*Description of the task*
List each line of the data that holds the string "chart", please.

§

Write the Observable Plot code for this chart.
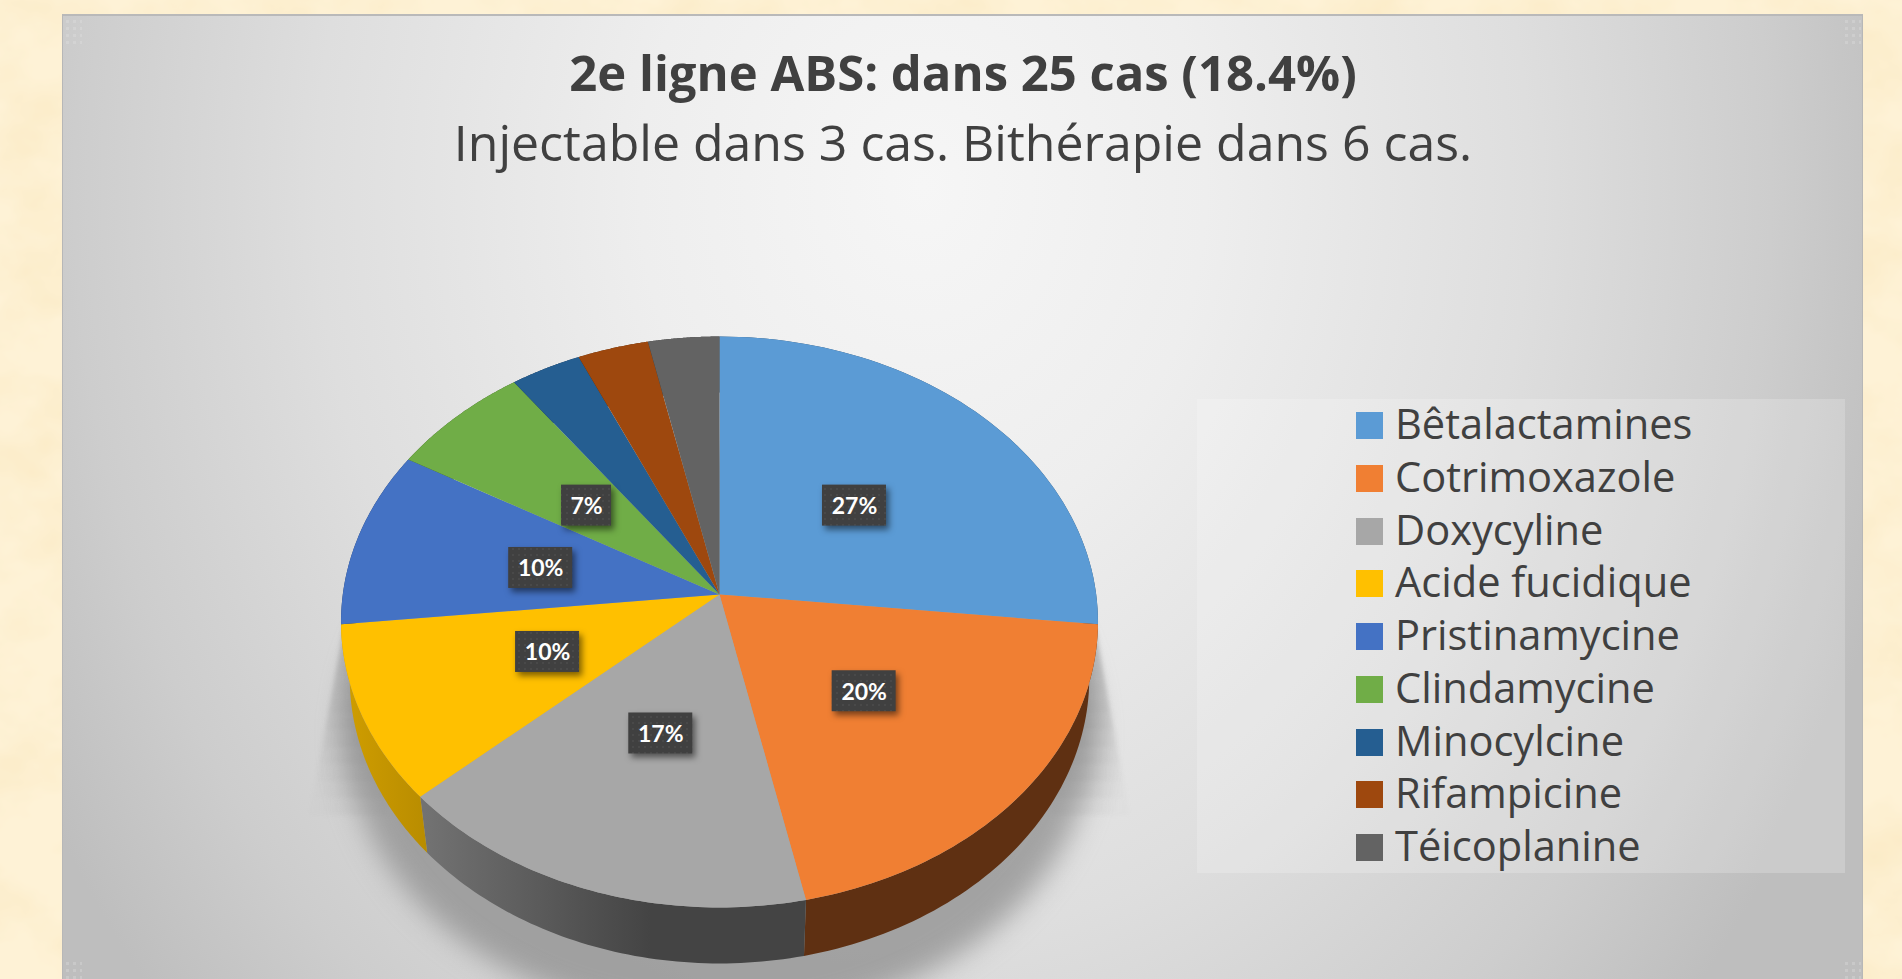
<!DOCTYPE html>
<html lang="fr">
<head>
<meta charset="utf-8">
<script src="https://cdn.jsdelivr.net/npm/d3@7"></script>
<script src="https://cdn.jsdelivr.net/npm/@observablehq/plot@0.6"></script>
<style>
  html, body { margin: 0; padding: 0; width: 1902px; height: 979px; overflow: hidden; background-color: #fef2d6; }
  #paper { position: absolute; inset: 0; }
  #panel {
    position: absolute; left: 62px; top: 14px; width: 1801px; height: 965px; box-sizing: border-box;
    border-top: 2px solid #b9b9b9; border-left: 1px solid #b7b7b7; border-right: 1px solid #b7b7b7;
    background: radial-gradient(ellipse 1010px 1250px at 860px 170px, #f6f6f6 0%, #eeeeee 28%, #dedede 60%, #cdcdcd 84%, #bebebe 100%);
  }
  .corner { position: absolute; width: 18px; height: 30px; opacity: .28;
    background-image: radial-gradient(circle, #e6e6e6 1.4px, transparent 1.9px); background-size: 7px 7px; }
  #title, #subtitle { position: absolute; left: 62px; width: 1802px; text-align: center; color: #404040; font-family: "Open Sans", sans-serif; white-space: nowrap; }
  #title { top: 39px; font-size: 49px; line-height: 66px; font-weight: 700; }
  #subtitle { top: 109px; font-size: 50px; line-height: 66px; font-weight: 400; }
  #chart { position: absolute; left: 0; top: 0; }
  #legend { position: absolute; left: 1197px; top: 399px; width: 648px; height: 474px; background: rgba(255,255,255,.2); }
  .row { position: absolute; left: 159px; height: 53px; display: flex; align-items: center; color: #404040; font: 41.6px/53px "Open Sans", sans-serif; white-space: nowrap; }
  .row span:last-child { position: relative; top: -2px; }
  .sw { width: 27px; height: 27px; margin-right: 12px; flex: none; }
</style>
</head>
<body>
<svg id="paper" width="1902" height="979" xmlns="http://www.w3.org/2000/svg">
  <filter id="mottle" x="0" y="0" width="100%" height="100%">
    <feTurbulence type="fractalNoise" baseFrequency="0.012 0.016" numOctaves="4" seed="7"/>
    <feColorMatrix values="0 0 0 0 0.96  0 0 0 0 0.82  0 0 0 0 0.55  1.6 0 0 0 -0.62"/>
  </filter>
  <rect width="1902" height="979" filter="url(#mottle)"/>
</svg>
<div id="panel"></div>
<div class="corner" style="left:64px;top:18px"></div>
<div class="corner" style="left:1843px;top:18px"></div>
<div class="corner" style="left:64px;top:960px;height:19px"></div>
<div class="corner" style="left:1843px;top:960px;height:19px"></div>
<div id="chart"></div>
<div id="title">2e ligne ABS: dans 25 cas (18.4%)</div>
<div id="subtitle">Injectable dans 3 cas. Bithérapie dans 6 cas.</div>
<div id="legend"></div>
<script>
// ---- data ----
const categories = ["Bêtalactamines","Cotrimoxazole","Doxycyline","Acide fucidique","Pristinamycine","Clindamycine","Minocylcine","Rifampicine","Téicoplanine"];
const counts = [8,6,5,3,3,2,1,1,1];
const labelled = [true,true,true,true,true,true,false,false,false];
// ---- styles ----
const topColors = ["#5b9bd5","#f07f33","#a7a7a7","#ffc000","#4472c4","#70ad47","#255e91","#9e480e","#636363"];
const sideColors = ["#2e4e6b","#5f3012","url(#greySide)","url(#yellowSide)","#223962","#385724","#132f49","#4f2407","#323232"];
// ---- layout ----
const persp = 0.0963;            // perspective of the tilted disc
const rimScale = 0.977, rimDrop = 0.198;  // lower rim of the extruded side
const labelRadius = 0.49;
const labelNudge = [[2,1],[3,1],[1,1],[0,0],[0,2],[0,1],[0,0],[0,0],[0,0]];  // px
const xK = 376.7, yK = 282.8;    // px per unit

const total = d3.sum(counts);
const arcs = d3.pie().sort(null).value(d => d)(counts);

const project = (t, r = 1) => {
  const u = Math.sin(t) * r, v = Math.cos(t) * r, w = 1 + persp * v;
  return [u / w, v / w];
};
const arcPoints = (a0, a1) => d3.range(0, 1.0001, 1 / 60).map(f => a0 + (a1 - a0) * f);

const topRows = [], sideRows = [];
arcs.forEach((a, i) => {
  const name = categories[i];
  const pts = [[0, 0], ...arcPoints(a.startAngle, a.endAngle).map(t => project(t))];
  pts.forEach(([x, y]) => topRows.push({name, x, y, color: topColors[i]}));
  const upper = arcPoints(a.startAngle, a.endAngle).map(t => project(t));
  const lower = upper.map(([x, y]) => [x * rimScale, y - rimDrop]).reverse();
  [...upper, ...lower].forEach(([x, y]) => sideRows.push({name, x, y, color: sideColors[i]}));
});

// soft shadow of the pie on the panel: a blurred copy below, and two flared wedges that fade downward
const allAngles = d3.range(0, 2 * Math.PI + 0.01, 0.05);
const shadowRows = allAngles.map(t => { const [x, y] = project(t); return {x: x * 0.985, y: y - 0.40}; });
const wedgeTop = 0.12, wedgeStep = 0.06, wedgeStrips = 15;
const outerAt = y => 0.965 + (wedgeTop - y) * 0.137;
const wedgeRows = d3.range(wedgeStrips).flatMap(k => {
  const y0 = wedgeTop - k * wedgeStep, y1 = y0 - wedgeStep;
  const op = y0 > -0.38 ? 1 : Math.max(0, 1 - (-0.38 - y0) / 0.4);
  return ["l", "r"].flatMap(side => {
    const s = side === "l" ? -1 : 1;
    return [[outerAt(y0), y0], [outerAt(y1), y1], [0.88, y1], [0.88, y0]]
      .map(([x, y]) => ({strip: side + k, x: s * x, y, op, color: `url(#flare${side})`}));
  });
});

const labels = arcs.map((a, i) => {
  const [x, y] = project((a.startAngle + a.endAngle) / 2, labelRadius);
  const [nx, ny] = labelNudge[i];
  const text = d3.format(".0%")(counts[i] / total);
  return {x: x + nx / xK, y: y - ny / yK, text, hw: (text.length > 2 ? 32 : 25) / xK, hh: 20.5 / yK};
}).filter((d, i) => labelled[i]);

const defsMark = () => {
  const g = d3.create("svg:g");
  g.html(`<defs>
    <linearGradient id="greySide" gradientUnits="userSpaceOnUse" x1="425" x2="650" y1="0" y2="0">
      <stop offset="0" stop-color="#727272"/><stop offset="1" stop-color="#444444"/></linearGradient>
    <linearGradient id="yellowSide" gradientUnits="userSpaceOnUse" x1="345" x2="428" y1="0" y2="0">
      <stop offset="0" stop-color="#cf9d00"/><stop offset="1" stop-color="#b88c00"/></linearGradient>
    <linearGradient id="flarel" gradientUnits="userSpaceOnUse" x1="316" x2="356" y1="0" y2="0">
      <stop offset="0" stop-color="#a6a6a6" stop-opacity=".2"/><stop offset="1" stop-color="#a2a2a2" stop-opacity=".95"/></linearGradient>
    <linearGradient id="flarer" gradientUnits="userSpaceOnUse" x1="1122" x2="1082" y1="0" y2="0">
      <stop offset="0" stop-color="#a6a6a6" stop-opacity=".2"/><stop offset="1" stop-color="#a2a2a2" stop-opacity=".95"/></linearGradient>
    <pattern id="dots" width="6" height="6" patternUnits="userSpaceOnUse">
      <rect width="6" height="6" fill="#404040"/><circle cx="3" cy="3" r="1" fill="#4c4c4c"/></pattern>
  </defs>`);
  return g.node();
};

const chart = Plot.plot({
  width: 1902, height: 979, margin: 0,
  style: {background: "transparent", overflow: "visible"},
  x: {domain: [-1, 1], range: [719 - xK, 719 + xK], axis: null},
  y: {domain: [-1, 1], range: [594 + yK, 594 - yK], axis: null},
  color: {type: "identity"},
  marks: [
    defsMark,
    Plot.line(wedgeRows, {x: "x", y: "y", z: "strip", fill: "color", fillOpacity: "op", stroke: "none", imageFilter: "blur(2px)"}),
    Plot.line(shadowRows, {x: "x", y: "y", fill: "#8e8e8e", stroke: "none", imageFilter: "blur(14px)", fillOpacity: 0.75}),
    Plot.line(sideRows, {x: "x", y: "y", z: "name", fill: "color", stroke: "none"}),
    Plot.line(topRows, {x: "x", y: "y", z: "name", fill: "color", stroke: "none"}),
    Plot.rect(labels, {x1: d => d.x - d.hw, x2: d => d.x + d.hw, y1: d => d.y - d.hh, y2: d => d.y + d.hh,
      fill: "url(#dots)", imageFilter: "drop-shadow(3px 4px 3px rgba(0,0,0,.5))"}),
    Plot.text(labels, {x: "x", y: "y", text: "text", fill: "#ffffff", fontSize: 23, fontWeight: 700, fontFamily: "Lato, sans-serif", dy: 1})
  ]
});
document.getElementById("chart").append(chart);

const legend = d3.select("#legend");
categories.forEach((c, i) => {
  const row = legend.append("div").attr("class", "row").style("top", (0 + i * 52.75) + "px");
  row.append("span").attr("class", "sw").style("background", topColors[i]);
  row.append("span").text(c);
});
</script>
</body>
</html>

§

*Reply*
Write the Observable Plot code for this chart.
  #chart { position: absolute; left: 0; top: 0; }
<div id="chart"></div>
const chart = Plot.plot({
document.getElementById("chart").append(chart);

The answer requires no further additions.